(PROBLEM TO SOLVE) Make an exact copy of the lines below.

====== STORED DATA ======

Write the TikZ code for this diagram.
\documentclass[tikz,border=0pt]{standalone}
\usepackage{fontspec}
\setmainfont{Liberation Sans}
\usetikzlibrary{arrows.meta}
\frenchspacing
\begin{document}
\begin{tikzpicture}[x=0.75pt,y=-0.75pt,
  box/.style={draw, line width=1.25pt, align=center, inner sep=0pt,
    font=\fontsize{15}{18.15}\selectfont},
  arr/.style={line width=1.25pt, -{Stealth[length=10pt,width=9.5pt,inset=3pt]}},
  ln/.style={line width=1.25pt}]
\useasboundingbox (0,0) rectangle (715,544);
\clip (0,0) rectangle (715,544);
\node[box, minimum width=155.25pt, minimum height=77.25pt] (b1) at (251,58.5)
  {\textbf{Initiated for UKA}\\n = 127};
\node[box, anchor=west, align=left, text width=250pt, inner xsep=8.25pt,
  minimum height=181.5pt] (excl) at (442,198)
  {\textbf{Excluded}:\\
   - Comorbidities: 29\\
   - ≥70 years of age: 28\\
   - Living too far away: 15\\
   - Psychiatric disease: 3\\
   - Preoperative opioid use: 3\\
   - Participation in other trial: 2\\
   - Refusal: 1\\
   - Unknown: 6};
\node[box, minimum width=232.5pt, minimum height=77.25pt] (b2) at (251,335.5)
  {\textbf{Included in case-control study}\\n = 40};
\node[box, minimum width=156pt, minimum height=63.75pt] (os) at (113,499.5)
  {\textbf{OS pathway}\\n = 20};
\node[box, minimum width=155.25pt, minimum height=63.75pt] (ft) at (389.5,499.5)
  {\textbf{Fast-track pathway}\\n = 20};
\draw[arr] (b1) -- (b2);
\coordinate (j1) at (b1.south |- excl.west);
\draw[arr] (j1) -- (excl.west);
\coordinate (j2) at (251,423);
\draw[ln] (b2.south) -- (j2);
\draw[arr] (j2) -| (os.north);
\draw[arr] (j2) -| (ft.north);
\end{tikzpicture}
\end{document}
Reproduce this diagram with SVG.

======

(SOLUTION TO THIS PROBLEM)
Write the TikZ code for this diagram.
\documentclass[tikz,border=0pt]{standalone}
\usepackage{fontspec}
\setmainfont{Liberation Sans}
\usetikzlibrary{arrows.meta}
\frenchspacing
\begin{document}
\begin{tikzpicture}[x=0.75pt,y=-0.75pt,
  box/.style={draw, line width=1.25pt, align=center, inner sep=0pt,
    font=\fontsize{15}{18.15}\selectfont},
  arr/.style={line width=1.25pt, -{Stealth[length=10pt,width=9.5pt,inset=3pt]}},
  ln/.style={line width=1.25pt}]
\useasboundingbox (0,0) rectangle (715,544);
\clip (0,0) rectangle (715,544);
\node[box, minimum width=155.25pt, minimum height=77.25pt] (b1) at (251,58.5)
  {\textbf{Initiated for UKA}\\n = 127};
\node[box, anchor=west, align=left, text width=250pt, inner xsep=8.25pt,
  minimum height=181.5pt] (excl) at (442,198)
  {\textbf{Excluded}:\\
   - Comorbidities: 29\\
   - ≥70 years of age: 28\\
   - Living too far away: 15\\
   - Psychiatric disease: 3\\
   - Preoperative opioid use: 3\\
   - Participation in other trial: 2\\
   - Refusal: 1\\
   - Unknown: 6};
\node[box, minimum width=232.5pt, minimum height=77.25pt] (b2) at (251,335.5)
  {\textbf{Included in case-control study}\\n = 40};
\node[box, minimum width=156pt, minimum height=63.75pt] (os) at (113,499.5)
  {\textbf{OS pathway}\\n = 20};
\node[box, minimum width=155.25pt, minimum height=63.75pt] (ft) at (389.5,499.5)
  {\textbf{Fast-track pathway}\\n = 20};
\draw[arr] (b1) -- (b2);
\coordinate (j1) at (b1.south |- excl.west);
\draw[arr] (j1) -- (excl.west);
\coordinate (j2) at (251,423);
\draw[ln] (b2.south) -- (j2);
\draw[arr] (j2) -| (os.north);
\draw[arr] (j2) -| (ft.north);
\end{tikzpicture}
\end{document}
Reproduce this diagram with SVG.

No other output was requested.